> _WORK TO DO_: All of the material below is to be retyped exactly.

begin

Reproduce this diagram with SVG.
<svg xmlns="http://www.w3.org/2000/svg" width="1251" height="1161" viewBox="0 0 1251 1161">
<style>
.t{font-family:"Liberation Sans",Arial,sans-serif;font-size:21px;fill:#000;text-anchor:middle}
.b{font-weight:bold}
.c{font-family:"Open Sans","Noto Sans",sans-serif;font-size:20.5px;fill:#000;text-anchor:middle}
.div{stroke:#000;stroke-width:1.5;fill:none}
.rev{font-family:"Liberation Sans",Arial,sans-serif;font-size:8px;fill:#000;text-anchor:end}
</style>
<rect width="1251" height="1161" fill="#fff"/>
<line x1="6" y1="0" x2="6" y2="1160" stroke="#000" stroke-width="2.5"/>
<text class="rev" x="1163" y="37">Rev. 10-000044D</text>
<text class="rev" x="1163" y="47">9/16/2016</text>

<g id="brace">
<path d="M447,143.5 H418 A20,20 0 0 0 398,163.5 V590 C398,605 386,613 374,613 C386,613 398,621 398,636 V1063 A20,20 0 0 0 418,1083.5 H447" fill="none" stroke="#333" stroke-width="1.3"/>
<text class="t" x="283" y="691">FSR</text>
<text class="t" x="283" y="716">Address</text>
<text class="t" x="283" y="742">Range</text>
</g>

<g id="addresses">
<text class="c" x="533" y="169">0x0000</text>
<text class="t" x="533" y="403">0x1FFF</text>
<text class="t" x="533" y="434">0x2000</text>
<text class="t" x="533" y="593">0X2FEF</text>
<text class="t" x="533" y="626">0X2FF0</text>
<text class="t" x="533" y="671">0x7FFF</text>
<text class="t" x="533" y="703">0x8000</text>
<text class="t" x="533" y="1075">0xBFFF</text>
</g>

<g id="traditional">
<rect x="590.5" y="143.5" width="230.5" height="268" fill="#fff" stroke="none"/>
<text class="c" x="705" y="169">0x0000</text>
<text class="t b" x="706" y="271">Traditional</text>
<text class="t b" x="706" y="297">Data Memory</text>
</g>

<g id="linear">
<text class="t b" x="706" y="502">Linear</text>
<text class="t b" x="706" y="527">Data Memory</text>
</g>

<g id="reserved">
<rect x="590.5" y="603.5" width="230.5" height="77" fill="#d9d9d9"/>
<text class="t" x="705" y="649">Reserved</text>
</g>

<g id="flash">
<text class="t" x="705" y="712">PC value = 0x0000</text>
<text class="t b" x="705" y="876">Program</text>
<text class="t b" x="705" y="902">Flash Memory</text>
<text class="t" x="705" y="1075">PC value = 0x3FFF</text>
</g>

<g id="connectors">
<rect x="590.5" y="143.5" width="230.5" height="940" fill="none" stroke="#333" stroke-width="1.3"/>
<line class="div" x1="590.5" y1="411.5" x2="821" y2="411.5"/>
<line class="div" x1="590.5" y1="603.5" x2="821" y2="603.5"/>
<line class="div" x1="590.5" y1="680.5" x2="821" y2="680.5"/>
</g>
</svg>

end

> _RESPONSE FOR THIS EXERCISE_:
Reproduce this diagram with SVG.
<svg xmlns="http://www.w3.org/2000/svg" width="1251" height="1161" viewBox="0 0 1251 1161">
<style>
.t{font-family:"Liberation Sans",Arial,sans-serif;font-size:21px;fill:#000;text-anchor:middle}
.b{font-weight:bold}
.c{font-family:"Open Sans","Noto Sans",sans-serif;font-size:20.5px;fill:#000;text-anchor:middle}
.div{stroke:#000;stroke-width:1.5;fill:none}
.rev{font-family:"Liberation Sans",Arial,sans-serif;font-size:8px;fill:#000;text-anchor:end}
</style>
<rect width="1251" height="1161" fill="#fff"/>
<line x1="6" y1="0" x2="6" y2="1160" stroke="#000" stroke-width="2.5"/>
<text class="rev" x="1163" y="37">Rev. 10-000044D</text>
<text class="rev" x="1163" y="47">9/16/2016</text>

<g id="brace">
<path d="M447,143.5 H418 A20,20 0 0 0 398,163.5 V590 C398,605 386,613 374,613 C386,613 398,621 398,636 V1063 A20,20 0 0 0 418,1083.5 H447" fill="none" stroke="#333" stroke-width="1.3"/>
<text class="t" x="283" y="691">FSR</text>
<text class="t" x="283" y="716">Address</text>
<text class="t" x="283" y="742">Range</text>
</g>

<g id="addresses">
<text class="c" x="533" y="169">0x0000</text>
<text class="t" x="533" y="403">0x1FFF</text>
<text class="t" x="533" y="434">0x2000</text>
<text class="t" x="533" y="593">0X2FEF</text>
<text class="t" x="533" y="626">0X2FF0</text>
<text class="t" x="533" y="671">0x7FFF</text>
<text class="t" x="533" y="703">0x8000</text>
<text class="t" x="533" y="1075">0xBFFF</text>
</g>

<g id="traditional">
<rect x="590.5" y="143.5" width="230.5" height="268" fill="#fff" stroke="none"/>
<text class="c" x="705" y="169">0x0000</text>
<text class="t b" x="706" y="271">Traditional</text>
<text class="t b" x="706" y="297">Data Memory</text>
</g>

<g id="linear">
<text class="t b" x="706" y="502">Linear</text>
<text class="t b" x="706" y="527">Data Memory</text>
</g>

<g id="reserved">
<rect x="590.5" y="603.5" width="230.5" height="77" fill="#d9d9d9"/>
<text class="t" x="705" y="649">Reserved</text>
</g>

<g id="flash">
<text class="t" x="705" y="712">PC value = 0x0000</text>
<text class="t b" x="705" y="876">Program</text>
<text class="t b" x="705" y="902">Flash Memory</text>
<text class="t" x="705" y="1075">PC value = 0x3FFF</text>
</g>

<g id="connectors">
<rect x="590.5" y="143.5" width="230.5" height="940" fill="none" stroke="#333" stroke-width="1.3"/>
<line class="div" x1="590.5" y1="411.5" x2="821" y2="411.5"/>
<line class="div" x1="590.5" y1="603.5" x2="821" y2="603.5"/>
<line class="div" x1="590.5" y1="680.5" x2="821" y2="680.5"/>
</g>
</svg>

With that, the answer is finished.